By Emory Bryan, The News on 6
TULSA, OK -- There's talk of reconciliation between Tulsa's Mayor and the City Council.
The mayor and council might go into mediation to talk out their problems - and Thursday both sides took a step in that direction.
With Mayor Bartlett looking on, the City Council quizzed two retired judges about whether they could repair the mayor and council relationship.
"We can get for you what you want for the citizens of Tulsa and we can do that through mediation," Sam Joyner, a retired judge, said.
Sam Joyner and Daniel Boudreau have offered to serve as unpaid mediators and think they can settle the issues.
"If everyone wants to participate in the process, I think we could get it done in 30 days," Joyner said.
A short list of the issues includes the claim that Bartlett and Terry Simonson lied to the council and their ethics complaint against him. There's an allegation the council shouldn't have a city attorney, a lawsuit claiming the council violated the open meetings act and a threatened defamation lawsuit as well.
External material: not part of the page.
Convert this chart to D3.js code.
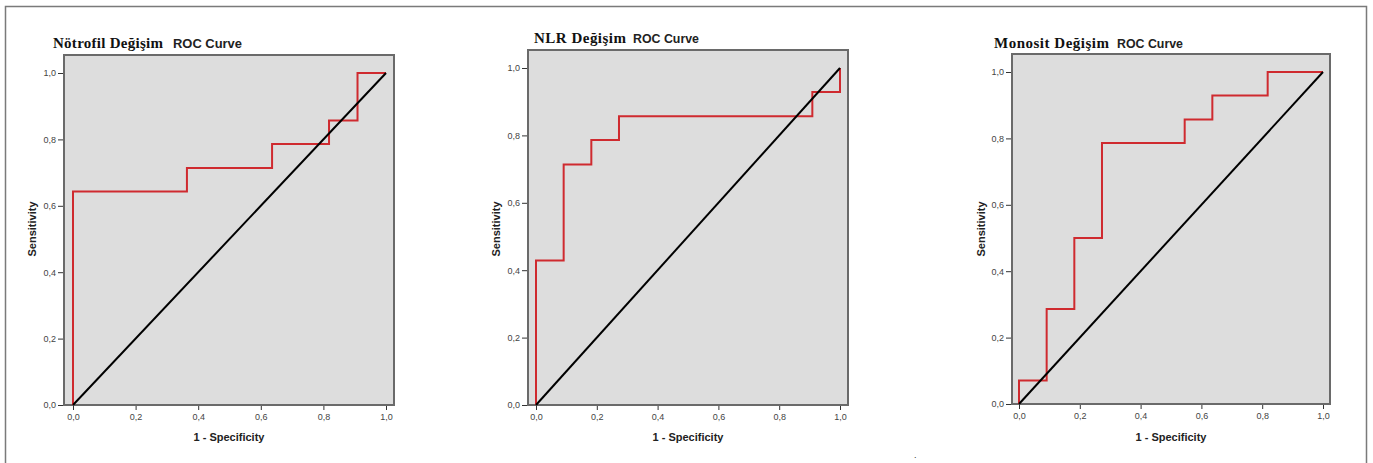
<!DOCTYPE html>
<html>
<head>
<meta charset="utf-8">
<script src="https://cdn.jsdelivr.net/npm/d3@7"></script>
<style>
  body { margin: 0; background: #fff; }
  svg { display: block; }
</style>
</head>
<body>
<svg width="1373" height="463"></svg>
<script>
// chart data
var titlesBold = ["Nötrofil Değişim", "NLR Değişim", "Monosit Değişim"];
var titleSuffix = "ROC Curve";
var tickValues = [0, 0.2, 0.4, 0.6, 0.8, 1.0];
var tickLabels = ["0,0", "0,2", "0,4", "0,6", "0,8", "1,0"];
var xLabel = "1 - Specificity";
var yLabel = "Sensitivity";

var notrofilFpr = [0, 0, 0.364, 0.364, 0.636, 0.636, 0.818, 0.818, 0.909, 0.909, 1];
var notrofilTpr = [0, 0.643, 0.643, 0.714, 0.714, 0.786, 0.786, 0.857, 0.857, 1, 1];

var nlrFpr = [0, 0, 0.091, 0.091, 0.182, 0.182, 0.273, 0.273, 0.909, 0.909, 1, 1];
var nlrTpr = [0, 0.429, 0.429, 0.714, 0.714, 0.786, 0.786, 0.857, 0.857, 0.929, 0.929, 1];

var monositFpr = [0, 0, 0.091, 0.091, 0.182, 0.182, 0.273, 0.273, 0.545, 0.545, 0.636, 0.636, 0.818, 0.818, 1];
var monositTpr = [0, 0.071, 0.071, 0.286, 0.286, 0.5, 0.5, 0.786, 0.786, 0.857, 0.857, 0.929, 0.929, 1, 1];

var refLine = [0, 1];

function main() {
    var svg = d3.select("svg");

    // outer frame (left, top, right edges)
    svg.append("path")
        .attr("d", "M5.5,463 L5.5,6.5 L1366.5,6.5 L1366.5,463")
        .attr("fill", "none")
        .attr("stroke", "#7a7a7a")
        .attr("stroke-width", 1.5);

    var panels = [
        { fpr: notrofilFpr, tpr: notrofilTpr,
          frame: [64, 55, 394, 405], xr: [73, 386], yr: [405, 73],
          titleX: 53, titleY: 48, suffixX: 173, titleW: 110, suffixW: 69,
          yLabX: 36, xLabX: 229 },
        { fpr: nlrFpr, tpr: nlrTpr,
          frame: [528, 50, 848, 405], xr: [536, 840], yr: [405, 68],
          titleX: 534, titleY: 43, suffixX: 633, titleW: 92, suffixW: 66,
          yLabX: 500, xLabX: 688 },
        { fpr: monositFpr, tpr: monositTpr,
          frame: [1012, 54, 1330, 404], xr: [1019, 1323], yr: [404, 72],
          titleX: 994, titleY: 48, suffixX: 1117, titleW: 115, suffixW: 66,
          yLabX: 985, xLabX: 1171 }
    ];

    panels.forEach(function(p, i) {
        var g = svg.append("g");
        var x = d3.scaleLinear().domain([0, 1]).range(p.xr);
        var y = d3.scaleLinear().domain([0, 1]).range(p.yr);
        var f = p.frame;

        // plot background + frame
        g.append("rect")
            .attr("x", f[0]).attr("y", f[1])
            .attr("width", f[2] - f[0]).attr("height", f[3] - f[1])
            .attr("fill", "#dddddd")
            .attr("stroke", "#6a6a6a")
            .attr("stroke-width", 2);

        // axes
        var xAxis = g.append("g")
            .attr("transform", "translate(0," + (f[3] + 1) + ")")
            .call(d3.axisBottom(x)
                .tickValues(tickValues)
                .tickFormat(function(d, k) { return tickLabels[k]; })
                .tickSize(4)
                .tickPadding(4));
        var yAxis = g.append("g")
            .attr("transform", "translate(" + (f[0] - 1) + ",0)")
            .call(d3.axisLeft(y)
                .tickValues(tickValues)
                .tickFormat(function(d, k) { return tickLabels[k]; })
                .tickSize(5)
                .tickPadding(2));
        [xAxis, yAxis].forEach(function(a) {
            a.select(".domain").remove();
            a.selectAll("line").attr("stroke", "#333");
            a.selectAll("text")
                .attr("fill", "#444")
                .attr("font-family", "Liberation Sans, Arial, sans-serif")
                .attr("font-size", "9px");
        });

        var line = d3.line()
            .x(function(d) { return x(d[0]); })
            .y(function(d) { return y(d[1]); });

        // ROC curve
        g.append("path")
            .datum(d3.zip(p.fpr, p.tpr))
            .attr("d", line)
            .attr("fill", "none")
            .attr("stroke", "#cf2a2f")
            .attr("stroke-width", 2);

        // reference diagonal
        g.append("path")
            .datum(d3.zip(refLine, refLine))
            .attr("d", line)
            .attr("fill", "none")
            .attr("stroke", "#000")
            .attr("stroke-width", 2);

        // title
        g.append("text")
            .attr("x", p.titleX).attr("y", p.titleY)
            .attr("font-family", "Liberation Serif, Times New Roman, serif")
            .attr("font-weight", "bold")
            .attr("font-size", "15px")
            .attr("textLength", p.titleW)
            .attr("fill", "#111")
            .text(titlesBold[i]);
        g.append("text")
            .attr("x", p.suffixX).attr("y", p.titleY)
            .attr("font-family", "Liberation Sans, Arial, sans-serif")
            .attr("font-weight", "bold")
            .attr("font-size", "12.5px")
            .attr("textLength", p.suffixW)
            .attr("lengthAdjust", "spacingAndGlyphs")
            .attr("fill", "#222")
            .text(titleSuffix);

        // axis labels
        g.append("text")
            .attr("x", p.xLabX).attr("y", 441)
            .attr("text-anchor", "middle")
            .attr("font-family", "Liberation Sans, Arial, sans-serif")
            .attr("font-weight", "bold")
            .attr("font-size", "11px")
            .attr("fill", "#222")
            .text(xLabel);
        g.append("text")
            .attr("transform", "translate(" + p.yLabX + ",229) rotate(-90)")
            .attr("text-anchor", "middle")
            .attr("font-family", "Liberation Sans, Arial, sans-serif")
            .attr("font-weight", "bold")
            .attr("font-size", "11px")
            .attr("fill", "#222")
            .text(yLabel);
    });

    // stray dot in the source image
    svg.append("text")
        .attr("x", 914).attr("y", 458)
        .attr("font-family", "Liberation Sans, Arial, sans-serif")
        .attr("font-size", "9px")
        .attr("fill", "#333")
        .text(".");
}
main();
</script>
</body>
</html>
"The fact about the investigation, if there's a criminal act, I don't know if there was, but I don't know we can mediate that," said Chris Trail, Tulsa City Councilor. "But anything we can do to get the train back on the track and work better together I think the council is behind 100 percent."
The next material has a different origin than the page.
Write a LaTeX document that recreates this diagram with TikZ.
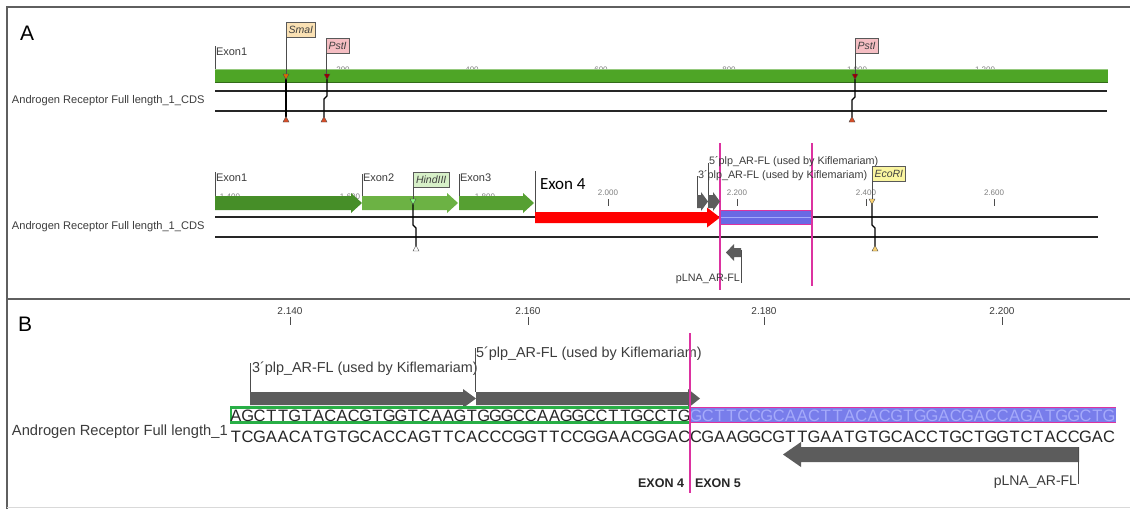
\documentclass[tikz,border=0pt]{standalone}
\usepackage{fontspec}
\setmainfont{Liberation Sans}
\newfontfamily\calibfont{Carlito}
\usetikzlibrary{calc}
\definecolor{frameGray}{RGB}{95,95,95}
\definecolor{barGreen}{RGB}{78,165,38}
\definecolor{exA}{RGB}{70,142,40}
\definecolor{exB}{RGB}{108,178,68}
\definecolor{exC}{RGB}{86,160,50}
\definecolor{mag}{RGB}{220,50,160}
\definecolor{bandBlue}{RGB}{105,105,228}
\definecolor{primGray}{RGB}{92,92,92}
\definecolor{seqGreen}{RGB}{40,175,70}
\definecolor{seqBlue}{RGB}{120,125,235}
\definecolor{seqLav}{RGB}{165,170,250}
\definecolor{smaFill}{RGB}{250,225,180}
\definecolor{pstFill}{RGB}{245,190,195}
\definecolor{hindFill}{RGB}{215,240,200}
\definecolor{ecoFill}{RGB}{250,245,160}
\definecolor{labGray}{RGB}{60,60,60}
\definecolor{redEx}{RGB}{255,0,0}
\newcommand\RArrow[7]{\fill[#1] (#2,#4) -- ({#3-#6},#4) -- ({#3-#6},{#4-#7}) -- (#3,{(#4+#5)/2}) -- ({#3-#6},{#5+#7}) -- ({#3-#6},#5) -- (#2,#5) -- cycle;}
\newcommand\LArrow[7]{\fill[#1] (#3,#4) -- ({#2+#6},#4) -- ({#2+#6},{#4-#7}) -- (#2,{(#4+#5)/2}) -- ({#2+#6},{#5+#7}) -- ({#2+#6},#5) -- (#3,#5) -- cycle;}
\newcommand\TriDn[3]{\filldraw[fill=#1,draw=black!70,line width=0.4] ({#2-3},{#3-3}) -- ({#2+3},{#3-3}) -- (#2,{#3+2.5}) -- cycle;}
\newcommand\TriUp[3]{\filldraw[fill=#1,draw=black!70,line width=0.4] ({#2-3},{#3+3}) -- ({#2+3},{#3+3}) -- (#2,{#3-2.5}) -- cycle;}
\tikzset{
  frame/.style={draw=frameGray, line width=1.3},
  tracklbl/.style={anchor=west, text=labGray, font=\fontsize{11.1}{12}\selectfont},
  rulerA/.style={text=gray, font=\fontsize{8}{9}\selectfont},
  rulerB/.style={text=labGray, font=\fontsize{10}{11}\selectfont},
  exlbl/.style={anchor=south west, text=labGray, font=\fontsize{11}{12}\selectfont},
  enz/.style={draw=gray!70!black, line width=0.6, anchor=south west, inner xsep=2.5pt, inner ysep=0pt, minimum height=15, text=black!75, font=\fontsize{10.5}{11}\selectfont\itshape},
  chrom/.style={draw=black!85, line width=1.6},
  cutln/.style={draw=black, line width=1.3},
  tk/.style={draw=black!70, line width=0.6},
  primA/.style={anchor=west, text=labGray, font=\fontsize{10.8}{12}\selectfont},
  primB/.style={anchor=west, text=labGray, font=\fontsize{14.4}{16}\selectfont},
  seqc/.style={text=black!85, font=\fontsize{16.5}{16}\selectfont},
  exonB/.style={text=black!85, font=\fontsize{12.5}{13}\selectfont\bfseries},
  magln/.style={draw=mag, line width=1.6},
}
\begin{document}
\begin{tikzpicture}[x=1pt,y=-1pt,every node/.style={inner sep=0pt,outer sep=0pt}]
\useasboundingbox (0,0) rectangle (1130,509);
\fill[white] (0,0) rectangle (1130,509);
% frame
\draw[frame] (7,509) -- (7,7) -- (1130,7);
\draw[frame] (7,299) -- (1130,299);
\draw[draw=gray!30, line width=1] (7,507) -- (1130,507);

% ================= Panel A =================
\node[anchor=south west, font=\fontsize{21}{21}\selectfont] (labA) at (20,40) {A};

% --- top track (ruler numbers half hidden behind the bar)
\foreach \x/\t [count=\k] in {343/200,472/400,601/600,729/800,857/1.000,985/1.200}
  \node[rulerA] (ra\k) at (\x,70) {\t};
\fill[barGreen] (215,69) rectangle (1108,82);
\draw[barGreen!60!white, line width=0.6] (215,69.3) -- (1108,69.3);
\draw[barGreen!65!black, line width=0.6] (215,82) -- (1108,82);
\node[exlbl] (exT1) at (216,56) {Exon1};
\draw[tk] (215,46) -- (215,69);
\node[tracklbl] (trkA1) at (12,101) {Androgen Receptor Full length\_1\_CDS};
\draw[chrom] (215,91) -- (1107,91);
\draw[chrom] (215,111) -- (1107,111);

\node[enz, fill=smaFill] (sma) at (286,37) {SmaI};
\draw[tk] (sma.south west) -- (286,76);
\draw[cutln] (286,78) -- (286,117);
\TriDn{orange!85!black}{286}{77}
\TriUp{brown!60!red}{286}{119}

\node[enz, fill=pstFill] (pstA) at (326,53) {PstI};
\draw[tk] (pstA.south west) -- (326,76);
\draw[cutln] (327,78) -- (327,96) -- (324,99) -- (324,117);
\TriDn{red!60!black}{327}{77}
\TriUp{brown!60!red}{324}{119}

\node[enz, fill=pstFill] (pstB) at (855,53) {PstI};
\draw[tk] (pstB.south west) -- (855,76);
\draw[cutln] (855,78) -- (855,97) -- (852,100) -- (852,117);
\TriDn{red!60!black}{855}{77}
\TriUp{brown!60!red}{852}{119}

% --- lower track
\foreach \x/\t [count=\k] in {230/1.400,350/1.600,485/1.800}
  \node[rulerA] (rb\k) at (\x,197) {\t};
\foreach \x/\t [count=\k] in {608/2.000,737/2.200,866/2.400,994/2.600}{
  \node[rulerA] (rc\k) at (\x,193) {\t};
  \draw[tk] (\x,199) -- (\x,206);
}
\node[tracklbl] (trkA2) at (12,227) {Androgen Receptor Full length\_1\_CDS};
\draw[chrom] (215,217) -- (1098,217);
\draw[chrom] (215,237) -- (1098,237);

\RArrow{exA}{215}{362}{196}{210}{11}{3}
\RArrow{exB}{362}{458}{196}{210}{11}{3}
\RArrow{exC}{459}{534}{196}{210}{11}{3}
\node[exlbl] (exL1) at (216,182) {Exon1};
\node[exlbl] (exL2) at (363,182) {Exon2};
\node[exlbl] (exL3) at (460,182) {Exon3};
\draw[tk] (215,172) -- (215,196);
\draw[tk] (362,174) -- (362,196);
\draw[tk] (459,174) -- (459,196);

\node[enz, fill=hindFill, inner xsep=3pt] (hind) at (413,187) {HindIII};
\draw[tk] (hind.south west) -- (413,201);
\draw[cutln] (413,203) -- (413,225) -- (416,228) -- (416,246);
\TriDn{hindFill!60!green}{413}{202}
\TriUp{white}{416}{248}

% Exon 4 red arrow
\RArrow{redEx}{535}{720}{212}{223}{13}{4.5}
\draw[tk] (535,171) -- (535,212);
\node[anchor=west, font=\calibfont\fontsize{17}{18}\selectfont] (ex4) at (540,184) {Exon 4};

% blue band
\fill[bandBlue] (720,210) rectangle (812,225);
\draw[mag, line width=1.3] (720,210.5) -- (812,210.5);
\draw[mag, line width=1.3] (720,224.5) -- (812,224.5);
\draw[seqLav, line width=1] (720,217.5) -- (812,217.5);
\draw[magln] (720,143) -- (720,290);
\draw[magln] (812,143) -- (812,286);

% primers in A
\RArrow{primGray}{697}{708}{195}{208}{7}{3}
\RArrow{primGray}{708}{720}{195}{208}{7}{3}
\draw[tk] (697,176) -- (697,195);
\draw[tk] (708,163) -- (708,195);
\node[primA] (p5A) at (709,162) {5´plp\_AR-FL (used by Kiflemariam)};
\node[primA] (p3A) at (698,176) {3´plp\_AR-FL (used by Kiflemariam)};
\LArrow{primGray}{726}{741}{248}{257}{8}{4}
\draw[tk] (741,250) -- (741,283);
\node[primA, anchor=east] (plA) at (740,279) {pLNA\_AR-FL};

\node[enz, fill=ecoFill] (eco) at (872,181) {EcoRI};
\draw[tk] (eco.south west) -- (872,201);
\draw[cutln] (872,203) -- (872,225) -- (875,228) -- (875,246);
\TriDn{ecoFill!70!orange}{872}{202}
\TriUp{ecoFill!70!orange}{875}{248}

% ================= Panel B =================
\node[anchor=south west, font=\fontsize{21}{21}\selectfont] (labB) at (18,331) {B};
\foreach \x/\t [count=\k] in {290/2.140,528/2.160,764/2.180,1002/2.200}{
  \node[rulerB] (rd\k) at (\x,311) {\t};
  \draw[tk] (\x,317) -- (\x,325);
}
\node[primB] (p3B) at (252,369) {3´plp\_AR-FL (used by Kiflemariam)};
\node[primB] (p5B) at (476,354) {5´plp\_AR-FL (used by Kiflemariam)};
\draw[tk] (250,363) -- (250,392);
\draw[tk] (475,348) -- (475,392);
\RArrow{primGray}{250}{476}{392}{405}{13}{3}
\RArrow{primGray}{476}{700}{392}{405}{12}{3}

\fill[seqBlue] (690,407) rectangle (1116,423);
\draw[mag, line width=1.3] (690,407.5) -- (1116,407.5);
\draw[mag, line width=1.3] (690,422.5) -- (1116,422.5);
\draw[seqGreen, line width=2.5] (231,407.5) rectangle (690,422.5);

\node[anchor=west, text=labGray, font=\fontsize{14.7}{16}\selectfont] (trkB) at (12,432) {Androgen Receptor Full length\_1};

\foreach \c [count=\i from 0] in {A,G,C,T,T,G,T,A,C,A,C,G,T,G,G,T,C,A,A,G,T,G,G,G,C,C,A,A,G,G,C,C,T,T,G,C,C,T,G}
  \node[seqc] (ta\i) at ({230+(\i+0.5)*11.8},415.5) {\c};
\foreach \c [count=\i from 39] in {G,C,T,T,C,C,G,C,A,A,C,T,T,A,C,A,C,G,T,G,G,A,C,G,A,C,C,A,G,A,T,G,G,C,T,G}
  \node[seqc, text=seqLav] (tb\i) at ({230+(\i+0.5)*11.8},415.5) {\c};
\foreach \c [count=\i from 0] in {T,C,G,A,A,C,A,T,G,T,G,C,A,C,C,A,G,T,T,C,A,C,C,C,G,G,T,T,C,C,G,G,A,A,C,G,G,A,C,C,G,A,A,G,G,C,G,T,T,G,A,A,T,G,T,G,C,A,C,C,T,G,C,T,G,G,T,C,T,A,C,C,G,A,C}
  \node[seqc] (bs\i) at ({230+(\i+0.5)*11.8},437) {\c};

\draw[magln] (690,333) -- (690,493);
\node[exonB, anchor=east] (e4) at (684,483) {EXON 4};
\node[exonB, anchor=west] (e5) at (695,483) {EXON 5};

\LArrow{primGray}{783}{1079}{447}{462}{18}{5}
\draw[tk] (1078,447) -- (1078,484);
\node[anchor=east, text=labGray, font=\fontsize{14}{15}\selectfont] (plB) at (1077,482) {pLNA\_AR-FL};
\end{tikzpicture}
\end{document}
Council Chair Rick Westcott thinks it could work.
"I've seen relationships more broken than these repaired through mediation," Westcott said.
Mayor Bartlett said he's ready to give it a try.
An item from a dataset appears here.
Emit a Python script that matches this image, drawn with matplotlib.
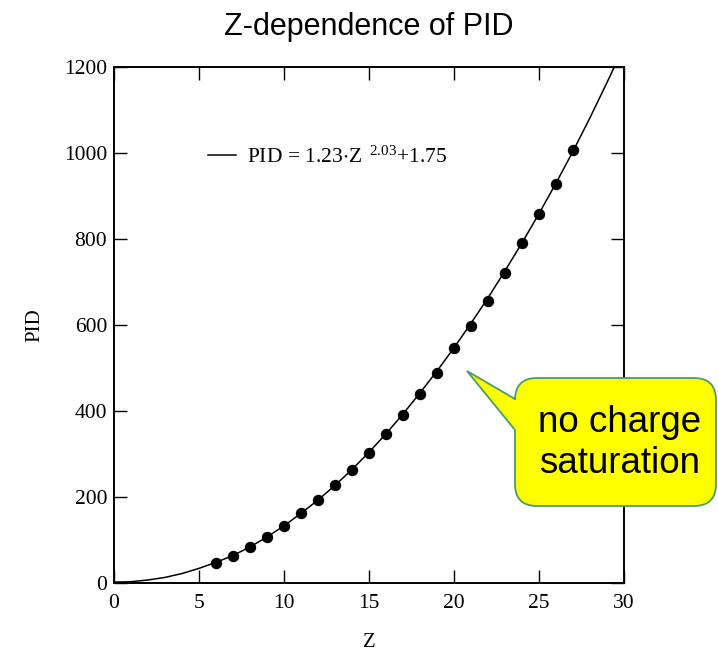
import numpy as np
import matplotlib
matplotlib.use("Agg")
import matplotlib.pyplot as plt
from matplotlib.path import Path
from matplotlib.patches import PathPatch

plt.rcParams['font.family'] = 'Liberation Serif'
plt.rcParams['mathtext.fontset'] = 'custom'
plt.rcParams['mathtext.rm'] = 'Liberation Serif'
plt.rcParams['mathtext.default'] = 'regular'

# fit curve
z_fit = list(range(0, 31))
pid_fit = [2, 3, 7, 13, 22, 34, 48, 64, 84, 107, 133, 162, 193, 227, 264, 304,
           347, 393, 442, 493, 547, 604, 663, 726, 791, 859, 930, 1004, 1082,
           1164, 1248]

# measured points
z_pts = list(range(6, 28))
pid_pts = [46, 63, 83, 106, 132, 163, 193, 228, 263, 302, 347, 391, 440, 489,
           546, 598, 656, 720, 790, 858, 928, 1007]

W, H = 718, 651
fig = plt.figure(figsize=(W / 100, H / 100), dpi=100)
ax = fig.add_axes([114 / W, 1 - 583 / H, 510 / W, 516 / H])

ax.plot(z_fit, pid_fit, color='black', lw=1.1,
        label=r'PID = 1.23$\cdot$Z $^{\,2.03}$+1.75')
ax.plot(z_pts, pid_pts, 'o', color='black', ms=7.2)

ax.set_xlim(0, 30)
ax.set_ylim(0, 1200)
ax.set_xticks(range(0, 31, 5))
ax.set_yticks(range(0, 1201, 200))
ax.tick_params(direction='in', length=9.5, width=1.0, labelsize=15.5,
               top=True, right=True)
ax.tick_params(axis='x', pad=8)
ax.tick_params(axis='y', pad=5)
for s in ax.spines.values():
    s.set_linewidth(1.4)

ax.set_xlabel('Z', fontsize=15, labelpad=14)
ax.set_ylabel('PID', fontsize=15, labelpad=14)

ax.legend(loc='center left', bbox_to_anchor=(0.184, 0.826), frameon=False,
          fontsize=15.5, handlelength=1.3, handletextpad=0.5, borderpad=0,
          borderaxespad=0)

fig.text(369 / W, 1 - 35 / H, 'Z-dependence of PID', ha='center',
         va='baseline', fontsize=22, family='Liberation Sans')

# callout bubble (image pixel coords)
L, R, T, B, r = 515, 716, 378, 506, 22
tip = (467, 371)
pts = [(L + r, T), (R - r, T), (R, T), (R, T + r), (R, B - r), (R, B),
       (R - r, B), (L + r, B), (L, B), (L, B - r), (L, 430), tip, (L, 399),
       (L, T + r), (L, T), (L + r, T), (L + r, T)]
codes = [Path.MOVETO, Path.LINETO, Path.CURVE3, Path.CURVE3, Path.LINETO,
         Path.CURVE3, Path.CURVE3, Path.LINETO, Path.CURVE3, Path.CURVE3,
         Path.LINETO, Path.LINETO, Path.LINETO, Path.LINETO, Path.CURVE3,
         Path.CURVE3, Path.CLOSEPOLY]
verts = [(x / W, 1 - y / H) for x, y in pts]
bubble = PathPatch(Path(verts, codes), transform=fig.transFigure,
                   facecolor='#ffff00', edgecolor='#4c9a6e', lw=1.3,
                   zorder=10, clip_on=False)
fig.patches.append(bubble)
fig.text(620 / W, 1 - 443 / H, 'no charge\nsaturation', ha='center',
         va='center', fontsize=26.5, family='Liberation Sans', linespacing=1.22,
         zorder=11)

fig.savefig('out.png', dpi=100)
"At the end of the day what we need to do is start," he said. "I've promoted the idea of mediation for several weeks, I think it's a great idea and even if the entire council doesn't agree maybe one or two of them could allow it to start."
The mediation would start with both sides writing out their positions. The mediators would eventually put them in separate rooms and go back and forth between them to reach a settlement.